Patients in Wales with multiple sclerosis will be the first in the UK to get ‘routine’ access to Bayer Healthcare’s cannabis-based spray Sativex (delta-9-tetrahydrocannabinol/cannabidiol) on the National Health Service, after cost regulators approved its use for treating spasticity linked with the illness.

Patients in Wales with multiple sclerosis will be the first in the UK to get ‘routine’ access to Bayer Healthcare’s cannabis-based spray Sativex (delta-9-tetrahydrocannabinol/cannabidiol) on the National Health Service, after cost regulators approved its use for treating spasticity linked with the illness.

The All Wales Medicines Strategy Group is the first national assessment body to recommend Sativex for NHS use, as an option for improving symptoms in adults with moderate to severe MS spasticity who have failed to respond to other anti-spasticity drugs and who respond quickly to the therapy.
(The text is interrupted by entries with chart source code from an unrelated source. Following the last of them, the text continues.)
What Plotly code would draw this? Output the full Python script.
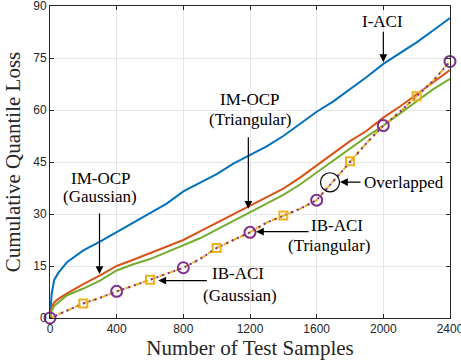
import plotly.graph_objects as go

# ---- data ----
x_ocp = [0, 10, 25, 50, 100, 200, 300, 400, 500, 600, 700, 800, 900, 1000, 1100, 1200,
         1300, 1400, 1500, 1600, 1700, 1800, 1900, 2000, 2100, 2200, 2300, 2400]
i_aci = [0, 7.0, 11.0, 13.0, 16.0, 19.5, 22.0, 24.8, 27.6, 30.3, 33.0, 36.5, 39.0, 41.5, 44.5, 47.0,
         49.5, 52.5, 56.0, 59.5, 62.5, 66.0, 69.5, 73.3, 76.5, 79.5, 83.0, 86.5]
imocp_gauss = [0, 3.0, 4.5, 5.5, 7.0, 9.8, 12.3, 15.0, 16.8, 18.7, 20.7, 22.5, 25.0, 27.5, 30.0, 32.5,
               35.0, 37.3, 40.5, 44.0, 47.5, 51.0, 54.0, 57.8, 61.0, 64.5, 68.0, 71.5]
imocp_tri = [0, 2.0, 3.5, 4.5, 6.5, 8.5, 10.8, 13.7, 15.5, 17.0, 19.0, 21.0, 23.0, 25.5, 28.0, 30.7,
             33.0, 35.5, 38.5, 42.0, 45.5, 49.0, 52.3, 55.5, 59.0, 62.5, 66.0, 69.0]

x_ib = [0, 100, 200, 300, 400, 500, 600, 700, 800, 900, 1000, 1100, 1200,
        1300, 1400, 1500, 1600, 1700, 1800, 1900, 2000, 2100, 2200, 2300, 2400]
ib_gauss = [0, 2.0, 4.2, 5.8, 7.7, 9.3, 11.0, 12.8, 14.5, 17.0, 20.2, 22.5, 24.7,
            27.5, 29.6, 31.5, 34.0, 39.5, 45.2, 50.5, 55.5, 59.5, 64.0, 68.5, 74.0]
ib_tri = [0, 2.0, 4.2, 5.8, 7.7, 9.3, 11.0, 12.8, 14.5, 17.0, 20.2, 22.5, 24.7,
          27.5, 29.6, 31.5, 34.0, 39.5, 45.2, 50.5, 55.5, 59.5, 64.0, 68.5, 74.0]

square_at = [200, 600, 1000, 1400, 1800, 2200]
circle_at = [0, 400, 800, 1200, 1600, 2000, 2400]

x_ticks = [0, 400, 800, 1200, 1600, 2000, 2400]
y_ticks = [0, 15, 30, 45, 60, 75, 90]

BLUE, ORANGE, GREEN, YELLOW, PURPLE = "#0072BD", "#D95319", "#77AC30", "#EDB120", "#7E2F8E"

fig = go.Figure()
fig.add_trace(go.Scatter(x=x_ocp, y=i_aci, mode="lines", line=dict(color=BLUE, width=2)))
fig.add_trace(go.Scatter(x=x_ocp, y=imocp_gauss, mode="lines", line=dict(color=ORANGE, width=2)))
fig.add_trace(go.Scatter(x=x_ocp, y=imocp_tri, mode="lines", line=dict(color=GREEN, width=2)))
fig.add_trace(go.Scatter(x=x_ib, y=ib_gauss, mode="lines",
                         line=dict(color=YELLOW, width=2, dash="6px,3px")))
fig.add_trace(go.Scatter(x=x_ib, y=ib_tri, mode="lines",
                         line=dict(color=PURPLE, width=2, dash="2px,4px")))
sq_y = [ib_gauss[x_ib.index(v)] for v in square_at]
ci_y = [ib_tri[x_ib.index(v)] for v in circle_at]
fig.add_trace(go.Scatter(x=square_at, y=sq_y, mode="markers", cliponaxis=False,
                         marker=dict(symbol="square-open", size=8, color=YELLOW,
                                     line=dict(width=2, color=YELLOW))))
fig.add_trace(go.Scatter(x=circle_at, y=ci_y, mode="markers", cliponaxis=False,
                         marker=dict(symbol="circle-open", size=11, color=PURPLE,
                                     line=dict(width=2, color=PURPLE))))

SERIF = "Liberation Serif"
TXT = dict(family=SERIF, size=17, color="black")


def arrow(x, y, ax, ay):
    fig.add_annotation(x=x, y=y, ax=ax, ay=ay, text="", showarrow=True,
                       arrowhead=2, arrowsize=1.3, arrowwidth=1.2, arrowcolor="black",
                       standoff=0, startstandoff=0)


def label(x, y, text, xanchor="center"):
    fig.add_annotation(x=x, y=y, text=text, showarrow=False, font=TXT,
                       xanchor=xanchor, yanchor="middle")


# I-ACI
arrow(2000, 73.8, 0, -32)
label(1995, 85.6, "I-ACI")
# IM-OCP (Triangular)
arrow(1190, 31.5, 0, -73)
label(1200, 63.0, "IM-OCP")
label(1200, 57.3, "(Triangular)")
# IM-OCP (Gaussian)
arrow(297, 12.7, 0, -62)
label(305, 40.3, "IM-OCP")
label(300, 35.0, "(Gaussian)")
# IB-ACI (Gaussian)
arrow(650, 10.8, 50, 0)
label(1130, 12.9, "IB-ACI")
label(1140, 6.6, "(Gaussian)")
# IB-ACI (Triangular)
arrow(1236, 24.9, 54, 0)
label(1722, 26.6, "IB-ACI")
label(1674, 20.9, "(Triangular)")
# Overlapped
arrow(1740, 39.2, 22, 0)
label(1870, 39.2, "Overlapped", xanchor="left")
fig.add_shape(type="circle", x0=1623, x1=1737, y0=36.4, y1=41.9,
              line=dict(color="black", width=1.2))

AX = dict(showline=True, linecolor="#262626", linewidth=1, mirror="ticks",
          ticks="inside", ticklen=4, tickcolor="#262626", automargin=False,
          ticklabeloverflow="allow",
          showgrid=True, gridcolor="#E6E6E6", gridwidth=1, zeroline=False,
          tickfont=dict(family="Liberation Sans", size=12, color="#262626"))

fig.update_xaxes(range=[0, 2400], tickvals=x_ticks, ticktext=[str(v) for v in x_ticks],
                 title=dict(text="Number of Test Samples", font=dict(family=SERIF, size=21, color="#262626"),
                            standoff=4), **AX)
fig.update_yaxes(range=[0, 90], tickvals=y_ticks, ticktext=[str(v) for v in y_ticks],
                 title=dict(text="Cumulative Quantile Loss", font=dict(family=SERIF, size=21, color="#262626"),
                            standoff=6), **AX)

fig.update_layout(width=461, height=364, margin=dict(l=50, r=11, t=6, b=46),
                  plot_bgcolor="white", paper_bgcolor="white", showlegend=False)

fig.write_html("out.html", config={"displayModeBar": False},
               post_script="document.body.style.margin='0';document.body.style.overflow='hidden';")
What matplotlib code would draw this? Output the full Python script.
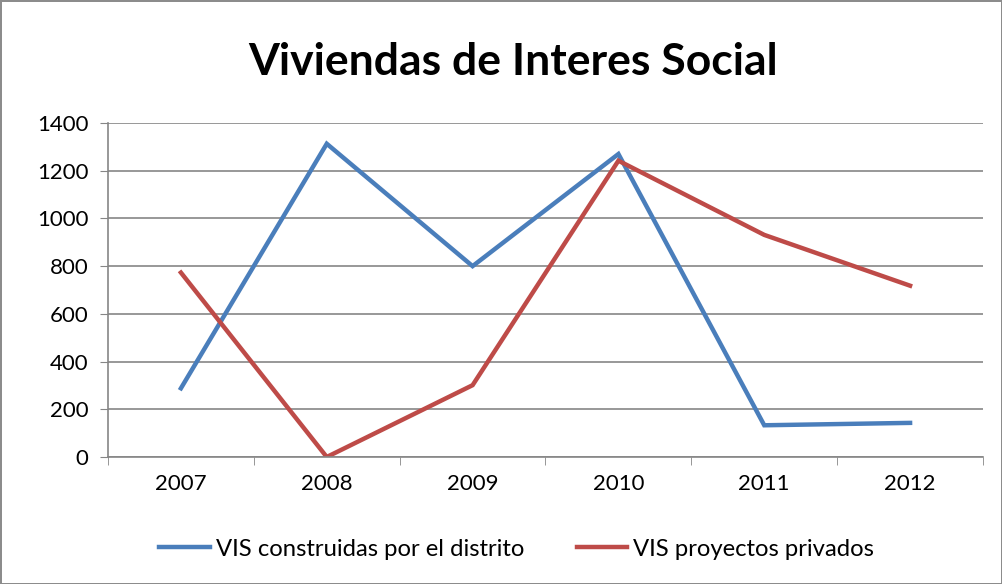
import numpy as np
import matplotlib.pyplot as plt

years = ['2007', '2008', '2009', '2010', '2011', '2012']
distrito = [288, 1313, 800, 1270, 133, 143]
privados = [773, 0, 301, 1242, 931, 718]

label1 = 'VIS construidas por el distrito'
label2 = 'VIS proyectos privados'

plt.rcParams['font.family'] = ['Lato', 'DejaVu Sans']

fig = plt.figure(figsize=(10.02, 5.84), dpi=100)
fig.patch.set_edgecolor('#8c8c8c')
fig.patch.set_linewidth(2)

# plot area in pixels: left 108, right 983, top 123, bottom 457
ax = fig.add_axes([108 / 1002, 1 - 457 / 584, 875 / 1002, 334 / 584])

index = np.arange(len(years))
ax.plot(index, distrito, color='#4a7ebb', lw=3.2, label=label1, solid_joinstyle='miter')
ax.plot(index, privados, color='#be4b48', lw=3.2, label=label2, solid_joinstyle='miter')

ax.set_xlim(-0.5, len(years) - 0.5)
ax.set_ylim(0, 1400)
ax.set_yticks(np.arange(0, 1401, 200))
ax.set_xticks(index)
ax.set_xticklabels(years)
ax.set_xticks(np.arange(-0.5, len(years), 1), minor=True)
ax.tick_params(axis='x', which='major', length=0, labelsize=16, pad=12, colors='black')
ax.tick_params(axis='x', which='minor', length=6, color='#868686')
ax.tick_params(axis='y', length=6, color='#868686', labelsize=16, pad=8)
ax.grid(axis='y', color='#868686', lw=1.2)
ax.set_axisbelow(True)
for s in ['top', 'right']:
    ax.spines[s].set_visible(False)
for s in ['left', 'bottom']:
    ax.spines[s].set_color('#868686')
    ax.spines[s].set_linewidth(1.2)

fig.text(0.512, 1 - 62 / 584, 'Viviendas de Interes Social', ha='center', va='center',
         fontsize=32, fontweight='bold')

fig.legend(loc='center', bbox_to_anchor=(0.5155, 1 - 549 / 584), ncol=2, frameon=False,
           fontsize=17.2, handlelength=2.1, handletextpad=0.25, columnspacing=2.2)

fig.savefig('out.png', dpi=100, edgecolor=fig.get_edgecolor())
“Improved access to Sativex has been long awaited by clinicians and patients since its launch in 2010,” says Sajida Javaid, Consultant in Rehabilitation Medicine, Neath Port Talbot Hospital, noting that it is “encouraging to see that patients in Wales will now have improved access to a treatment that has been proven to provide significant relief from the spasms and cramps associated with spasticity”.

NICE ‘no’?

Across the border, reports suggest that sister organisation the National Institute for Health and Care Excellence (NICE) is somewhat more reluctant to endorse the drug’s use.
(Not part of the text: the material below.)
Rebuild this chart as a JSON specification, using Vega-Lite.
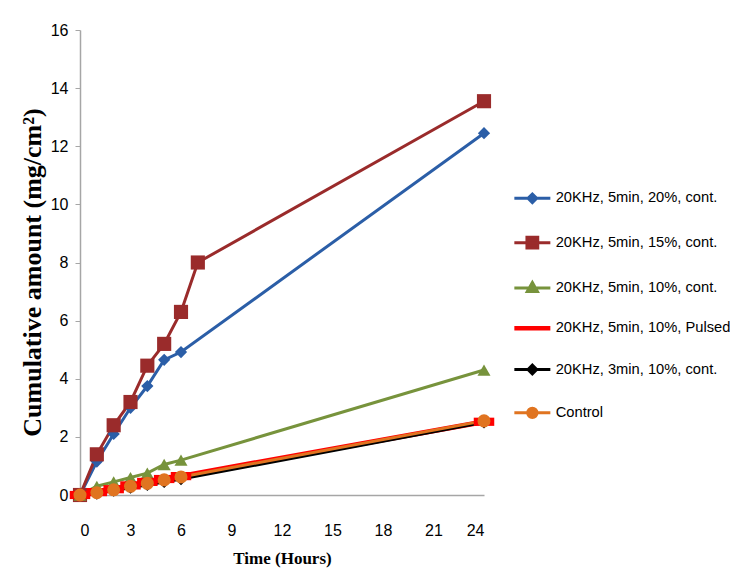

In a letter to the Daily Telegraph back in June, the head of the MS Society, Michelle Mitchell, and seven leading neurologists and pain management experts, attacked the cost regulator over its stance on the use of Sativex as well as Biogen Idec’s Fampyra (prolonged-release fampridine).

They argue that, in what will be the first clinical guideline for MS in 11 years, NICE is proposing to block access to two “potentially life changing” therapies “which are licensed and proven to be effective at helping people walk more easily and control painful muscle spasms”.

The NHS price of Sativex is £125 per 10ml vial, but NICE is saying that, based on current analysis, Sativex is not a cost-effective option for the NHS, with its cost coming in at around £50,000 per QALY gained.

Bayer is offering a Patient Access Scheme under which it funds the first pack of the treatment – which was developed by GW Pharma – free of charge to help determine which patients will respond to the therapy.